W ocenie Mateusza Romowicza, Polska nie jest w pełni gotowa pod względem legislacyjnym na dalszy rozwój morskiej energetyki wiatrowej, a tym bardziej na wdrożenie synergii morskiej energetyki wiatrowej z wodorem. Wskazuje, że luki legislacyjne są tak znaczne, że do inwestycji łączących offshore wind z wodorem może nie dojść, lub będą realizowane ze znacznym opóźnieniem.

– Oczywiście, warstwa marketingowa w tych przestrzeniach ma się naprawdę dobrze, bowiem jest bardzo rozbudowana, ale niestety oderwana od realiów. Z niepokojem stwierdzam, że prawnie w bardzo wielu kluczowych zagadnieniach nie mamy jakichkolwiek fundamentów do rozwijania segmentu energii z wykorzystaniem wodoru. Jest to niestety efekt karygodnych zaniedbań ustawodawcy z ostatnich lat – wskazuje.

W ocenie Romowicza, Polska pilnie potrzebuje „racjonalnej, stabilnej i zarazem długofalowej strategii legislacyjnej”, opartej na zapewnieniu bezpieczeństwa energetycznego państwa.

– Jest wiele zagranicznych wzorców, z których możemy skutecznie czerpać inspiracje. Jest to np. Dania, Holandia, USA. Odnoszę jednak wrażenie, że brakuje woli decydentów w tym zakresie. Punktem wyjścia powinno być stworzenie jasnych przepisów oraz efektywnego systemu ochrony faktycznej, ale również i cybernetycznej infrastruktury krytycznej, którą będą instalacje offshore wind i instalacje wodorowe.
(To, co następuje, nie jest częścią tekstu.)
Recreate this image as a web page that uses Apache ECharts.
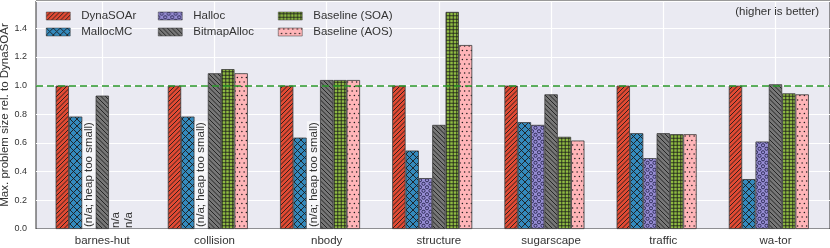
<!DOCTYPE html>
<html><head><meta charset="utf-8">
<script src="https://cdn.jsdelivr.net/npm/echarts@6/dist/echarts.min.js"></script>
<style>html,body{margin:0;padding:0;background:#fff}#c{width:830px;height:248px}</style>
</head><body><div id="c"></div>
<script>
const categories = ['barnes-hut','collision','nbody','structure','sugarscape','traffic','wa-tor'];
const seriesNames = ['DynaSOAr','MallocMC','Halloc','BitmapAlloc','Baseline (SOA)','Baseline (AOS)'];
const dynasoar    = [1.0, 1.0, 1.0, 1.0, 1.0, 1.0, 1.0];
const mallocmc    = [0.784, 0.784, 0.637, 0.547, 0.745, 0.668, 0.348];
const halloc      = [null, null, null, 0.355, 0.726, 0.494, 0.610];
const bitmapalloc = [0.930, 1.086, 1.039, 0.726, 0.939, 0.668, 1.009];
const baselineSoa = [null, 1.115, 1.039, 1.514, 0.643, 0.661, 0.946];
const baselineAos = [null, 1.086, 1.039, 1.283, 0.617, 0.661, 0.939];
const naHallocText = '(n/a; heap too small)';
const naBaselineText = 'n/a';
const referenceLine = 1.0;
const yMax = 1.59;
const yInterval = 0.2;

const FONT = 'Liberation Sans, Arial, sans-serif';
const TXT = '#333333';

function pat(bg, size, draw) {
  const c = document.createElement('canvas');
  c.width = size; c.height = size;
  const g = c.getContext('2d');
  g.fillStyle = bg; g.fillRect(0, 0, size, size);
  g.strokeStyle = '#1c1c1c'; g.fillStyle = '#1c1c1c'; g.lineWidth = 0.9;
  draw(g, size);
  return { image: c, repeat: 'repeat' };
}
function diag(g, s, step, dir) {
  for (let c = -3 * s; c <= 3 * s; c += step) {
    g.beginPath();
    if (dir > 0) { g.moveTo(-s, c + s); g.lineTo(2 * s, c - 2 * s); }
    else { g.moveTo(-s, -s - c); g.lineTo(2 * s, 2 * s - c); }
    g.stroke();
  }
}
const patterns = [
  pat('#E24A33', 9, (g, s) => diag(g, s, 4.5, 1)),
  pat('#348ABD', 7, (g, s) => { diag(g, s, 7, 1); diag(g, s, 7, -1); }),
  pat('#988ED5', 7, (g, s) => {
    g.strokeStyle = '#1a1a40'; g.lineWidth = 0.8;
    const cs = [[3.5, 1.75], [0, 5.25], [7, 5.25], [3.5, 8.75], [3.5, -1.75], [0, -1.75], [7, -1.75]];
    cs.forEach(p => { g.beginPath(); g.arc(p[0], p[1], 1.6, 0, Math.PI * 2); g.stroke(); });
  }),
  pat('#777777', 9, (g, s) => diag(g, s, 4.5, -1)),
  pat('#8EBA42', 7, (g, s) => {
    g.lineWidth = 0.8;
    [1.75, 5.25].forEach(v => {
      g.beginPath(); g.moveTo(0, v); g.lineTo(s, v); g.stroke();
      g.beginPath(); g.moveTo(v, 0); g.lineTo(v, s); g.stroke();
    });
  }),
  pat('#FFB5B8', 9, (g, s) => {
    const ds = [[1.1, 1.1], [5.6, 1.1], [3.35, 5.6], [7.85, 5.6]];
    ds.forEach(p => { g.beginPath(); g.arc(p[0], p[1], 0.75, 0, Math.PI * 2); g.fill(); });
  })
];

function barData(vals, naText, withBg) {
  return vals.map(v => v === null ? {
    value: 0,
    itemStyle: { color: 'rgba(0,0,0,0)', borderWidth: 0 },
    label: {
      show: true, formatter: naText, position: 'insideBottom', rotate: 90,
      align: 'left', verticalAlign: 'middle', distance: 1,
      fontFamily: FONT, fontSize: 11.5, color: TXT,
      backgroundColor: withBg ? 'rgba(255,255,255,0.55)' : 'transparent',
      padding: withBg ? [1, 1, 0, 1] : 0
    }
  } : v);
}

const allVals = [dynasoar, mallocmc, halloc, bitmapalloc, baselineSoa, baselineAos];
const naTexts = [null, null, naHallocText, null, naBaselineText, naBaselineText];

const series = allVals.map((vals, i) => ({
  name: seriesNames[i], type: 'bar', xAxisIndex: 1, yAxisIndex: 1,
  barGap: '0%', barCategoryGap: '16.8%',
  itemStyle: { color: patterns[i], borderColor: '#3a3a3a', borderWidth: 0.8 },
  data: barData(vals, naTexts[i], i === 2)
}));
// spacer slot so the group sits like the original (ticks at 4th bar)
series.push({
  name: 'spacer', type: 'bar', xAxisIndex: 1, yAxisIndex: 1, silent: true,
  barGap: '0%', barCategoryGap: '16.8%',
  itemStyle: { color: 'rgba(0,0,0,0)', borderWidth: 0 },
  data: categories.map(() => null)
});
series.push({
  name: 'ref', type: 'line', xAxisIndex: 0, yAxisIndex: 0, z: 10, silent: true,
  data: [],
  markLine: {
    silent: true, symbol: ['none', 'none'], label: { show: false },
    lineStyle: { color: '#2a962a', type: [7, 4], width: 1.6 },
    data: [{ yAxis: referenceLine }]
  }
});

const legendCommon = {
  orient: 'vertical', top: 9, padding: 0, itemGap: 2,
  icon: 'rect', itemWidth: 24, itemHeight: 8,
  itemStyle: { borderWidth: 0.5 },
  textStyle: { fontFamily: FONT, fontSize: 11.5, color: TXT, lineHeight: 14, padding: [0, 0, 0, 6] },
  selectedMode: false
};

const chart = echarts.init(document.getElementById('c'), null, { renderer: 'canvas' });
chart.setOption({
  animation: false,
  backgroundColor: '#ffffff',
  title: {
    text: '(higher is better)', right: 11, top: 6, padding: 0,
    textStyle: { fontFamily: FONT, fontSize: 11.5, fontWeight: 'normal', color: TXT }
  },
  legend: [
    Object.assign({ left: 46, data: [seriesNames[0], seriesNames[1]] }, legendCommon),
    Object.assign({ left: 158, data: [seriesNames[2], seriesNames[3]] }, legendCommon),
    Object.assign({ left: 278, data: [seriesNames[4], seriesNames[5]] }, legendCommon)
  ],
  grid: [
    { left: 36, right: 0, top: 1, bottom: 19, show: true, backgroundColor: '#eaeaf2',
      borderColor: '#333333', borderWidth: 1, z: 0, containLabel: false, outerBoundsMode: 'none' },
    { left: 46.2, width: 785.4, top: 1, bottom: 19, containLabel: false, outerBoundsMode: 'none' }
  ],
  xAxis: [
    { gridIndex: 0, type: 'value', min: 0, max: 1, show: false },
    { gridIndex: 1, type: 'category', data: categories,
      axisLine: { show: false }, axisTick: { show: false },
      axisLabel: { fontFamily: FONT, fontSize: 11.5, color: TXT, margin: 6 },
      splitLine: { show: true, alignWithLabel: true, lineStyle: { color: '#ffffff', width: 1.2 } } }
  ],
  yAxis: [
    { gridIndex: 0, type: 'value', min: 0, max: yMax, interval: yInterval,
      name: 'Max. problem size rel. to DynaSOAr', nameLocation: 'middle', nameGap: 25,
      nameMoveOverlap: false,
      nameTextStyle: { fontFamily: FONT, fontSize: 11.5, color: TXT },
      axisLine: { show: false }, axisTick: { show: false },
      axisLabel: { fontFamily: FONT, fontSize: 9, color: TXT, margin: 9, showMaxLabel: false,
        formatter: v => v.toFixed(1) },
      splitLine: { show: true, lineStyle: { color: '#ffffff', width: 1.2 } } },
    { gridIndex: 1, type: 'value', min: 0, max: yMax, show: false, splitLine: { show: false } }
  ],
  series: series
});
</script>
</body></html>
Kolejną kwestią prawną, bardzo ściśle związaną z bezpieczeństwem, jest legislacyjne uregulowanie odpowiedniego udziału polskich firm w łańcuchach dostaw i ich adekwatny „udział” w know how związanym z offshore wind lub energią z wodoru. Niestety, w obu tych przestrzeniach legislacyjnych nie wydarzyło się w sumie nic w ostatnich latach – dodaje.

„Bardzo ambitne – i jak okazało się ostatecznie – nierealne wizje budowania polskich łańcuchów dostaw przy wind offshore zostały w istocie zablokowane przez m.in. faktyczną obojętność rządu powiązaną z niemocą merytoryczną, brak strategicznego planowania, problemy ze sprawnym i tanim finansowaniem projektów offshore wind, problemy kadrowe, dużą konkurencyjność zagranicznych projektów i kryzys energetyczny”.

Romowicz zauważa, że „po pierwszej fazie przetargowej wind offshore udział polskich firm w łańcuchach dostaw to zaledwie kilka procent, a nie 40% jak zakładano”. Ten przykład świetnie pokazuje „jak medialny szum i marketing są oderwane od faktycznych problemów tej rozwijającej się branży”.

„Brakuje wielu przepisów w zakresie zamówień publicznych, uproszczenia procedur, uregulowania kwestii UXO, czy polskiej straży przybrzeżnej, której dalej nie mamy”.